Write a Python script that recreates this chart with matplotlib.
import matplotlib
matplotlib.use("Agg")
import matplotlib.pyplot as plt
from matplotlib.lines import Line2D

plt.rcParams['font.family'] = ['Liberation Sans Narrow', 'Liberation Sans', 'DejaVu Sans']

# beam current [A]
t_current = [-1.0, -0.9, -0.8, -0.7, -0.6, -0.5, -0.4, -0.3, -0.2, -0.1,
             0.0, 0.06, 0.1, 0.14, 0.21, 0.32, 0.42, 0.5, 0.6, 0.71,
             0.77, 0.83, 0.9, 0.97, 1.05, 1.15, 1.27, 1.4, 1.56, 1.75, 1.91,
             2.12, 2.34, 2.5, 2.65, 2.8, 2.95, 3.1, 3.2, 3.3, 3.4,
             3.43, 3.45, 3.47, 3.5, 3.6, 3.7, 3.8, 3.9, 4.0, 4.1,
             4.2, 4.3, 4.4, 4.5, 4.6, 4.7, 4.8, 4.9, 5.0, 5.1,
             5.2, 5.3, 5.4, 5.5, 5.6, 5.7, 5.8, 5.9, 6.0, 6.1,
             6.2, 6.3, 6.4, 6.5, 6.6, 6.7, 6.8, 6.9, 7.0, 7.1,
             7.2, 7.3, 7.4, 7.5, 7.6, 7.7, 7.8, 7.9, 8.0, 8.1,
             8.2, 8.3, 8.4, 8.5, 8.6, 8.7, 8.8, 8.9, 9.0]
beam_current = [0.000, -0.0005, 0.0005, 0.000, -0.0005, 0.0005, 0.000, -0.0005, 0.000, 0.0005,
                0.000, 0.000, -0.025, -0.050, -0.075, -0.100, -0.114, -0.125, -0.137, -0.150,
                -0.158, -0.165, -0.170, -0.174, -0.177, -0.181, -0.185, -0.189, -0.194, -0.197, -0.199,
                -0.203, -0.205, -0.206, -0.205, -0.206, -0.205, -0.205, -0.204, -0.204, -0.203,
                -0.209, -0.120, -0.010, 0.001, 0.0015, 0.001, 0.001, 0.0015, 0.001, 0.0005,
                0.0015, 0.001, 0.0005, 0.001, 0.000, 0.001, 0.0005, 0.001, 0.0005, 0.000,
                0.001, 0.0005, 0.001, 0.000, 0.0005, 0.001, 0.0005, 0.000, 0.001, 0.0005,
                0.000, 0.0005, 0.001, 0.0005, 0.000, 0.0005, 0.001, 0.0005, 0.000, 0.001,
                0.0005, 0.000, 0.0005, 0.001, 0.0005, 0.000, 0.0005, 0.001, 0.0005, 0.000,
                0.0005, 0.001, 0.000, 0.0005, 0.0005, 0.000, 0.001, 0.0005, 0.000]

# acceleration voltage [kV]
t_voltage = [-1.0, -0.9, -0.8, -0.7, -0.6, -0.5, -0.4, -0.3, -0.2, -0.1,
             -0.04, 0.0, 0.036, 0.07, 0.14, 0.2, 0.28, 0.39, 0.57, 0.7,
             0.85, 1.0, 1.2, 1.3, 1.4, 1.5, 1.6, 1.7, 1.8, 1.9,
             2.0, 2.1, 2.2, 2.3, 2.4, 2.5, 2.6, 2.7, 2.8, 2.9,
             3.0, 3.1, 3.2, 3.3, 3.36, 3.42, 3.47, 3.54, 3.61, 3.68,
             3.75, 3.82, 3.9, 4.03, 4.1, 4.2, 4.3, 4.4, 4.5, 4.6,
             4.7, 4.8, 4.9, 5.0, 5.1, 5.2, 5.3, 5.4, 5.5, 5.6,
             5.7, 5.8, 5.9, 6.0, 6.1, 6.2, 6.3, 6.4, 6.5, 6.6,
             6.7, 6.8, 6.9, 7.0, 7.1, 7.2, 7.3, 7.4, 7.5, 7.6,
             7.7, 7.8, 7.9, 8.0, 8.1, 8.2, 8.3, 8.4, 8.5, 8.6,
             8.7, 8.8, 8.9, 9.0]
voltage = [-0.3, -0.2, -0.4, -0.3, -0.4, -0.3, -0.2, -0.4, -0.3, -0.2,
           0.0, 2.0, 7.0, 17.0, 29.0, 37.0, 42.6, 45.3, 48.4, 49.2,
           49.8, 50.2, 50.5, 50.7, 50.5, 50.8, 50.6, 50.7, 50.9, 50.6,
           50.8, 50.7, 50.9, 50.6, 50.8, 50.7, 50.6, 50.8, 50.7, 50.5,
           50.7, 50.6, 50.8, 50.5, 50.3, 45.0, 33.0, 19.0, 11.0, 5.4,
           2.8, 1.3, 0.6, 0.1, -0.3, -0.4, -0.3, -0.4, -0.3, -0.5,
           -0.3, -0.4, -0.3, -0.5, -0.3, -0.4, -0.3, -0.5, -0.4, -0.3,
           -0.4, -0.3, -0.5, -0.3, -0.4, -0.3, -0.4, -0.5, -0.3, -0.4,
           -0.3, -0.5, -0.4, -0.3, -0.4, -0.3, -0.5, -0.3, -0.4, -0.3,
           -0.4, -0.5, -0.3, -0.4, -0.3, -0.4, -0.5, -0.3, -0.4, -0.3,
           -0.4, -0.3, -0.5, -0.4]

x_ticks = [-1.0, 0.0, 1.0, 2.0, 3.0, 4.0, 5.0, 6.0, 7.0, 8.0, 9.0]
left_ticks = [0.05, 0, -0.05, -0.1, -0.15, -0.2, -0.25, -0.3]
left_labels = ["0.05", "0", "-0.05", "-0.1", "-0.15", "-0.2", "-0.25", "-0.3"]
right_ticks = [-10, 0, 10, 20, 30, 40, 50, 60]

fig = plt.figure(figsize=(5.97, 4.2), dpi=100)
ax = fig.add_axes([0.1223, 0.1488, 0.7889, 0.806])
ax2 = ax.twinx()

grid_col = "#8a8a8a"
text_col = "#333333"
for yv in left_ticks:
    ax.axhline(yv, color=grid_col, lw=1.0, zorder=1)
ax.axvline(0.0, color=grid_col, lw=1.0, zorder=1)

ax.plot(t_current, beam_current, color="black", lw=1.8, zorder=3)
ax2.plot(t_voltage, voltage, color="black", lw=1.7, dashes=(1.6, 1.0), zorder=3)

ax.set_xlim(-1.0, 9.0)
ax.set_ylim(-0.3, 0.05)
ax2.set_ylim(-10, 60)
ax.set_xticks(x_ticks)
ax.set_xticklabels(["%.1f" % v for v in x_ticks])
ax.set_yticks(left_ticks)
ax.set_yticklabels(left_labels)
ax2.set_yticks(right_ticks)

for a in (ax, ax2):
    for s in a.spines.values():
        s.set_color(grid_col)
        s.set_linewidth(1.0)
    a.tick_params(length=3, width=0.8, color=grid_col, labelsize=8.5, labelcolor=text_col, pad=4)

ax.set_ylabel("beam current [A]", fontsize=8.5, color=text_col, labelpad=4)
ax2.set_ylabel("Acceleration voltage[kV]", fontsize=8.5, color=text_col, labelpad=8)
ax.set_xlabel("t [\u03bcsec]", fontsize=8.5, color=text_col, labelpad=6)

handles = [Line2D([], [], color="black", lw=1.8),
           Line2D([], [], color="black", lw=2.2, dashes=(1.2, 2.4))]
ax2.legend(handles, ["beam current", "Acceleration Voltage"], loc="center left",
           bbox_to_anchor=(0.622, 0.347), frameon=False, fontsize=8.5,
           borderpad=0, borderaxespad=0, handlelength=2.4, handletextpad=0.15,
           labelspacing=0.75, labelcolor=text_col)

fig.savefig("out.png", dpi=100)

------------------------

(What is required) Copy all data exactly, start to finish.

(Worked solution)
Write a Python script that recreates this chart with matplotlib.
import matplotlib
matplotlib.use("Agg")
import matplotlib.pyplot as plt
from matplotlib.lines import Line2D

plt.rcParams['font.family'] = ['Liberation Sans Narrow', 'Liberation Sans', 'DejaVu Sans']

# beam current [A]
t_current = [-1.0, -0.9, -0.8, -0.7, -0.6, -0.5, -0.4, -0.3, -0.2, -0.1,
             0.0, 0.06, 0.1, 0.14, 0.21, 0.32, 0.42, 0.5, 0.6, 0.71,
             0.77, 0.83, 0.9, 0.97, 1.05, 1.15, 1.27, 1.4, 1.56, 1.75, 1.91,
             2.12, 2.34, 2.5, 2.65, 2.8, 2.95, 3.1, 3.2, 3.3, 3.4,
             3.43, 3.45, 3.47, 3.5, 3.6, 3.7, 3.8, 3.9, 4.0, 4.1,
             4.2, 4.3, 4.4, 4.5, 4.6, 4.7, 4.8, 4.9, 5.0, 5.1,
             5.2, 5.3, 5.4, 5.5, 5.6, 5.7, 5.8, 5.9, 6.0, 6.1,
             6.2, 6.3, 6.4, 6.5, 6.6, 6.7, 6.8, 6.9, 7.0, 7.1,
             7.2, 7.3, 7.4, 7.5, 7.6, 7.7, 7.8, 7.9, 8.0, 8.1,
             8.2, 8.3, 8.4, 8.5, 8.6, 8.7, 8.8, 8.9, 9.0]
beam_current = [0.000, -0.0005, 0.0005, 0.000, -0.0005, 0.0005, 0.000, -0.0005, 0.000, 0.0005,
                0.000, 0.000, -0.025, -0.050, -0.075, -0.100, -0.114, -0.125, -0.137, -0.150,
                -0.158, -0.165, -0.170, -0.174, -0.177, -0.181, -0.185, -0.189, -0.194, -0.197, -0.199,
                -0.203, -0.205, -0.206, -0.205, -0.206, -0.205, -0.205, -0.204, -0.204, -0.203,
                -0.209, -0.120, -0.010, 0.001, 0.0015, 0.001, 0.001, 0.0015, 0.001, 0.0005,
                0.0015, 0.001, 0.0005, 0.001, 0.000, 0.001, 0.0005, 0.001, 0.0005, 0.000,
                0.001, 0.0005, 0.001, 0.000, 0.0005, 0.001, 0.0005, 0.000, 0.001, 0.0005,
                0.000, 0.0005, 0.001, 0.0005, 0.000, 0.0005, 0.001, 0.0005, 0.000, 0.001,
                0.0005, 0.000, 0.0005, 0.001, 0.0005, 0.000, 0.0005, 0.001, 0.0005, 0.000,
                0.0005, 0.001, 0.000, 0.0005, 0.0005, 0.000, 0.001, 0.0005, 0.000]

# acceleration voltage [kV]
t_voltage = [-1.0, -0.9, -0.8, -0.7, -0.6, -0.5, -0.4, -0.3, -0.2, -0.1,
             -0.04, 0.0, 0.036, 0.07, 0.14, 0.2, 0.28, 0.39, 0.57, 0.7,
             0.85, 1.0, 1.2, 1.3, 1.4, 1.5, 1.6, 1.7, 1.8, 1.9,
             2.0, 2.1, 2.2, 2.3, 2.4, 2.5, 2.6, 2.7, 2.8, 2.9,
             3.0, 3.1, 3.2, 3.3, 3.36, 3.42, 3.47, 3.54, 3.61, 3.68,
             3.75, 3.82, 3.9, 4.03, 4.1, 4.2, 4.3, 4.4, 4.5, 4.6,
             4.7, 4.8, 4.9, 5.0, 5.1, 5.2, 5.3, 5.4, 5.5, 5.6,
             5.7, 5.8, 5.9, 6.0, 6.1, 6.2, 6.3, 6.4, 6.5, 6.6,
             6.7, 6.8, 6.9, 7.0, 7.1, 7.2, 7.3, 7.4, 7.5, 7.6,
             7.7, 7.8, 7.9, 8.0, 8.1, 8.2, 8.3, 8.4, 8.5, 8.6,
             8.7, 8.8, 8.9, 9.0]
voltage = [-0.3, -0.2, -0.4, -0.3, -0.4, -0.3, -0.2, -0.4, -0.3, -0.2,
           0.0, 2.0, 7.0, 17.0, 29.0, 37.0, 42.6, 45.3, 48.4, 49.2,
           49.8, 50.2, 50.5, 50.7, 50.5, 50.8, 50.6, 50.7, 50.9, 50.6,
           50.8, 50.7, 50.9, 50.6, 50.8, 50.7, 50.6, 50.8, 50.7, 50.5,
           50.7, 50.6, 50.8, 50.5, 50.3, 45.0, 33.0, 19.0, 11.0, 5.4,
           2.8, 1.3, 0.6, 0.1, -0.3, -0.4, -0.3, -0.4, -0.3, -0.5,
           -0.3, -0.4, -0.3, -0.5, -0.3, -0.4, -0.3, -0.5, -0.4, -0.3,
           -0.4, -0.3, -0.5, -0.3, -0.4, -0.3, -0.4, -0.5, -0.3, -0.4,
           -0.3, -0.5, -0.4, -0.3, -0.4, -0.3, -0.5, -0.3, -0.4, -0.3,
           -0.4, -0.5, -0.3, -0.4, -0.3, -0.4, -0.5, -0.3, -0.4, -0.3,
           -0.4, -0.3, -0.5, -0.4]

x_ticks = [-1.0, 0.0, 1.0, 2.0, 3.0, 4.0, 5.0, 6.0, 7.0, 8.0, 9.0]
left_ticks = [0.05, 0, -0.05, -0.1, -0.15, -0.2, -0.25, -0.3]
left_labels = ["0.05", "0", "-0.05", "-0.1", "-0.15", "-0.2", "-0.25", "-0.3"]
right_ticks = [-10, 0, 10, 20, 30, 40, 50, 60]

fig = plt.figure(figsize=(5.97, 4.2), dpi=100)
ax = fig.add_axes([0.1223, 0.1488, 0.7889, 0.806])
ax2 = ax.twinx()

grid_col = "#8a8a8a"
text_col = "#333333"
for yv in left_ticks:
    ax.axhline(yv, color=grid_col, lw=1.0, zorder=1)
ax.axvline(0.0, color=grid_col, lw=1.0, zorder=1)

ax.plot(t_current, beam_current, color="black", lw=1.8, zorder=3)
ax2.plot(t_voltage, voltage, color="black", lw=1.7, dashes=(1.6, 1.0), zorder=3)

ax.set_xlim(-1.0, 9.0)
ax.set_ylim(-0.3, 0.05)
ax2.set_ylim(-10, 60)
ax.set_xticks(x_ticks)
ax.set_xticklabels(["%.1f" % v for v in x_ticks])
ax.set_yticks(left_ticks)
ax.set_yticklabels(left_labels)
ax2.set_yticks(right_ticks)

for a in (ax, ax2):
    for s in a.spines.values():
        s.set_color(grid_col)
        s.set_linewidth(1.0)
    a.tick_params(length=3, width=0.8, color=grid_col, labelsize=8.5, labelcolor=text_col, pad=4)

ax.set_ylabel("beam current [A]", fontsize=8.5, color=text_col, labelpad=4)
ax2.set_ylabel("Acceleration voltage[kV]", fontsize=8.5, color=text_col, labelpad=8)
ax.set_xlabel("t [\u03bcsec]", fontsize=8.5, color=text_col, labelpad=6)

handles = [Line2D([], [], color="black", lw=1.8),
           Line2D([], [], color="black", lw=2.2, dashes=(1.2, 2.4))]
ax2.legend(handles, ["beam current", "Acceleration Voltage"], loc="center left",
           bbox_to_anchor=(0.622, 0.347), frameon=False, fontsize=8.5,
           borderpad=0, borderaxespad=0, handlelength=2.4, handletextpad=0.15,
           labelspacing=0.75, labelcolor=text_col)

fig.savefig("out.png", dpi=100)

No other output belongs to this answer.